高度成長期の三種の神器(3C)の一つに数えられた自家用車・マイカー。
憧れだった自家用車が一般家庭にも手が届くようになり、日本ではマイカーブームが巻き起こった。
昭和の時代、自動車が普及していく様子をみてみる。
昭和30年代の半ば頃、高度経済成長と歩調を合わせるように急激に乗用車が普及するさまは、まさに日本の発展そのものだった。
自動車運転免許の取得者数も急速に増え、女性の取得者も大勢いた。
この頃までは「バタバタ」と呼ばれた三輪貨物自動車や軽自動車が自家用車の主体であった。
その後、相次いで海外メーカーと提携し技術力を付けた国内メーカーが、日本人好みの小型車の生産を開始した。
価格は昭和33年(1958)発売の富士重工「スバル360」で42.5万円、昭和36年発売のトヨタ「パブリカ」が38.9万円、昭和41年発売の日産「サニー」が41万円となる。
なお、昭和35年のサラリーマンの平均月収は約4万2000円程であり、当然、自家用車はかなり高価なモノであった。
戦後、日本のタクシーは「輪タク」と呼ばれる、自転車の後部や側面に座席を設けた自転車タクシーから再出発した。
そして、GHQの制限が解除されるに従って、タクシーは急速に増加していった。
昭和27年になって日本の各メーカーが技術提携を結んで組み立てた(ノックダウン方式)ルノーなどがタクシーとして導入され、路上を席巻していった。
それらが国産車に換わるのは昭和30年、トヨタ「マスター」、日産「ダットサン110」などタクシー向けの車が発売されてからだ。
なお、初期のタクシー初乗り運賃だが、東京で、昭和27年80円、昭和38年100円、昭和45年170円程だった。
年代が上がると同時に運賃も高くなっていき、昭和49年には1月220円、9月280円と急速に運賃が高くなっている。
自家用車の普及に連れてタクシーの需要が減り、安く運用できなくなっていったのだろう。
現在では温泉地などで観光用に使われているボンネットバスだが、初期のバスやトラックはボンネットが前に出っ張っていた。
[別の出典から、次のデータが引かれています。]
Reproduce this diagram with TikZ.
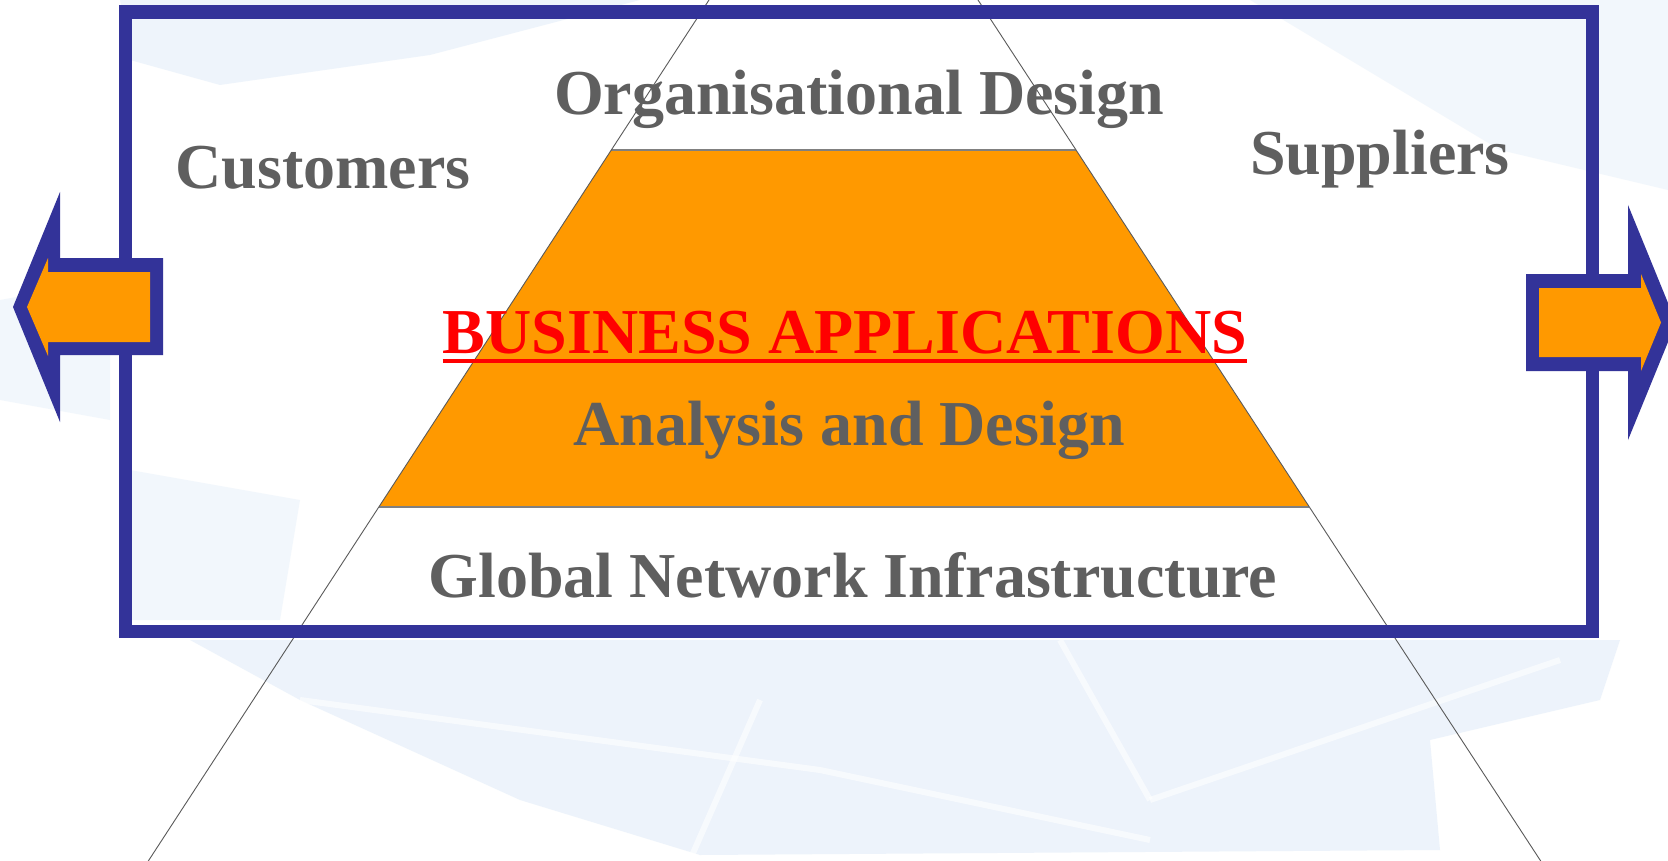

坂道では黒煙を噴き出して、ノロノロと大きな音を立てながら上っていった。
バスにも車掌が常務していて、多くは女性だった。
「バスガール」は女性の憧れの職業の一つだった。
昭和30年に通産省が発表した「国民車育成要綱案」により、自動車メーカー各社は小型車の開発・生産に乗り出した。
そして、燃費がよい、安価な自動車が発売されて、昭和45年には4世帯に1台保有されるまでになった。
急速なモータリゼーション(動力化、自動車化、自家用車の普及)は、一方で交通事故や交通渋滞、排気ガス、騒音問題など、様々な社会問題を生み出した。
これらの環境問題を一つ一つ解決する事が、現代でも、より良い社会を目指す上で重要となっている。